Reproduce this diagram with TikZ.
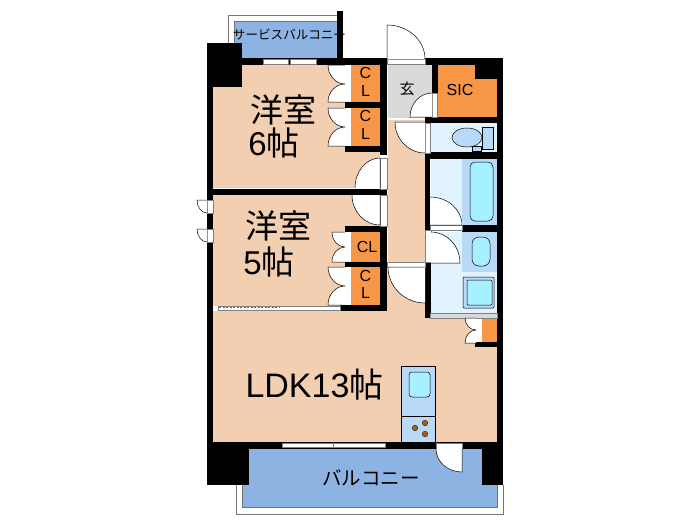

...

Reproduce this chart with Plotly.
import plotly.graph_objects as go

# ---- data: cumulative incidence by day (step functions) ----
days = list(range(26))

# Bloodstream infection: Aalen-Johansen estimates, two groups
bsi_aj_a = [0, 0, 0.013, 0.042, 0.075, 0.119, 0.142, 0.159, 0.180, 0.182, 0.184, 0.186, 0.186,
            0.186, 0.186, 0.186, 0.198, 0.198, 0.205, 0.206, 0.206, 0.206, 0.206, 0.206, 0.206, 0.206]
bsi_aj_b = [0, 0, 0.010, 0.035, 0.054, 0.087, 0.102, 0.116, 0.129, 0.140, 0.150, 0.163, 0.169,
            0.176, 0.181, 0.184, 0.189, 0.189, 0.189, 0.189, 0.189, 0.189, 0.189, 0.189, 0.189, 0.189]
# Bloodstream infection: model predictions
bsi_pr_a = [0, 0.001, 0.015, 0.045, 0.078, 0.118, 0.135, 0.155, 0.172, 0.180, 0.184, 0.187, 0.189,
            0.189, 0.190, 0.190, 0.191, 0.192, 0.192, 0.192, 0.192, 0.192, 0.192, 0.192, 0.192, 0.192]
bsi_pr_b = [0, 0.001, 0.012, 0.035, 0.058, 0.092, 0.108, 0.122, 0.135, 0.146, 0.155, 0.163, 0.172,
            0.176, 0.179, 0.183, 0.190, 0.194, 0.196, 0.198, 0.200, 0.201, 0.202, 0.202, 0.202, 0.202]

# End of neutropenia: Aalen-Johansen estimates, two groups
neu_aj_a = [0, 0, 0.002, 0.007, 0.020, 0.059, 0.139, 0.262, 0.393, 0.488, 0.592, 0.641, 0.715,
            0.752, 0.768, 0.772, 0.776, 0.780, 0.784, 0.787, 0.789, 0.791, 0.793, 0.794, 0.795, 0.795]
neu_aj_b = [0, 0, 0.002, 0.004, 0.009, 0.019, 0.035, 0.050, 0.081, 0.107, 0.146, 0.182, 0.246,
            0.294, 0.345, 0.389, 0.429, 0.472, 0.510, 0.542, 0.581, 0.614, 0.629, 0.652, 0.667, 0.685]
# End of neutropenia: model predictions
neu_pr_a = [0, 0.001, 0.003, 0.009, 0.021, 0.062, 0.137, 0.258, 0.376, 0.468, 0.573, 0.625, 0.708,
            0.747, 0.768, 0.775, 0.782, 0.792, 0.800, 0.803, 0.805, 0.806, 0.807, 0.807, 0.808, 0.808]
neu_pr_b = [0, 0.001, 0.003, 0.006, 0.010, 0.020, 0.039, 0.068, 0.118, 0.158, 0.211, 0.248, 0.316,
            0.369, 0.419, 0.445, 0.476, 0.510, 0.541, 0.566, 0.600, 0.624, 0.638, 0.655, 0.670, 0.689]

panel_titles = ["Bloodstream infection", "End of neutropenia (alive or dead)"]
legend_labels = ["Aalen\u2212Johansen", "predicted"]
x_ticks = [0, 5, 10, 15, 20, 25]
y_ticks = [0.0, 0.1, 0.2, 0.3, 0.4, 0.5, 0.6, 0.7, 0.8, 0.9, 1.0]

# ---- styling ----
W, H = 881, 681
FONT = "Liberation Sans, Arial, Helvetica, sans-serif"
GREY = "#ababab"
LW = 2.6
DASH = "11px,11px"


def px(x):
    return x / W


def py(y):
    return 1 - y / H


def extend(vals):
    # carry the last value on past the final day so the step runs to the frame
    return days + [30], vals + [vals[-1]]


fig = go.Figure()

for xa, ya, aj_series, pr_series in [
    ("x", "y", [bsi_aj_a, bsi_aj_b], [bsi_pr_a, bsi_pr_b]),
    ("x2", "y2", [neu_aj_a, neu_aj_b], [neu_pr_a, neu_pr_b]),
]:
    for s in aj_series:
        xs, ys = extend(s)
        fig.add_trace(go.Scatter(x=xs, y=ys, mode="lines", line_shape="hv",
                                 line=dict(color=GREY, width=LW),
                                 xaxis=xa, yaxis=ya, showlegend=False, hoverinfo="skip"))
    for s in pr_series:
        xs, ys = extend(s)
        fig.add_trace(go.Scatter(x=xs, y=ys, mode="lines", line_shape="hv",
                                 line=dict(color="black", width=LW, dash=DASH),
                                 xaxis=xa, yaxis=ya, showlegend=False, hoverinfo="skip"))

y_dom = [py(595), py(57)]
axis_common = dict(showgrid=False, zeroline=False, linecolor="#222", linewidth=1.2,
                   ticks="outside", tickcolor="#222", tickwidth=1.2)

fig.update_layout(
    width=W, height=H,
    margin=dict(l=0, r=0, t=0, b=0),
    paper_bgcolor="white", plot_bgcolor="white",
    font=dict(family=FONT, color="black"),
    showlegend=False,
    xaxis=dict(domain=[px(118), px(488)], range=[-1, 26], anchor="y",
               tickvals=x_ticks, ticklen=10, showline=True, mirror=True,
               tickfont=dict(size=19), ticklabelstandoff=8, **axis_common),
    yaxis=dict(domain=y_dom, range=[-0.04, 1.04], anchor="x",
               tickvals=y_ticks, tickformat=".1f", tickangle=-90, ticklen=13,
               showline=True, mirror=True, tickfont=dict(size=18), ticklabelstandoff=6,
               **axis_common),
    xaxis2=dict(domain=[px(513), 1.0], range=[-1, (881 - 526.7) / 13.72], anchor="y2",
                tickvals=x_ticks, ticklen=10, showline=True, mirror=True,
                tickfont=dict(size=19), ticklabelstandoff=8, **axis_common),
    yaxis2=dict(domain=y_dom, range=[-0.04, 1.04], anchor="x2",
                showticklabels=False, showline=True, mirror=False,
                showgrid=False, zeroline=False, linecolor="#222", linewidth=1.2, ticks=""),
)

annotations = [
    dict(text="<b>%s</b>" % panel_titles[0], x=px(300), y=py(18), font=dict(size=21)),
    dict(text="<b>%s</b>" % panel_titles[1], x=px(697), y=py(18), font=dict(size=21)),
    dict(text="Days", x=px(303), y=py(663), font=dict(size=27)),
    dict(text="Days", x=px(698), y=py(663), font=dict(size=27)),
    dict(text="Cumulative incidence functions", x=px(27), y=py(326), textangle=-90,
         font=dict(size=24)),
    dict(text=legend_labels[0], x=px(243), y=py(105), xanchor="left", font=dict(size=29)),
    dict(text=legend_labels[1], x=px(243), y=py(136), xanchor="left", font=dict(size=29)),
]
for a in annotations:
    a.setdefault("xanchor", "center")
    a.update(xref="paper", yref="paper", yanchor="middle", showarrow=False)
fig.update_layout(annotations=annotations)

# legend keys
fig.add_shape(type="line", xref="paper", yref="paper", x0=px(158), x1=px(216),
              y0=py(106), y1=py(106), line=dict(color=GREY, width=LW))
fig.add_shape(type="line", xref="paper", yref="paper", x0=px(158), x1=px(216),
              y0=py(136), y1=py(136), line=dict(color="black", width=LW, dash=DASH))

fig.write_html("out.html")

EXERCISE BRIEF
Output nothing except the lines from the line with "Reproduce this chart with Plotly." through the line with "days = list(range(26))", copied exactly, end lines included.

RESULT OF THIS EXERCISE
Reproduce this chart with Plotly.
import plotly.graph_objects as go

# ---- data: cumulative incidence by day (step functions) ----
days = list(range(26))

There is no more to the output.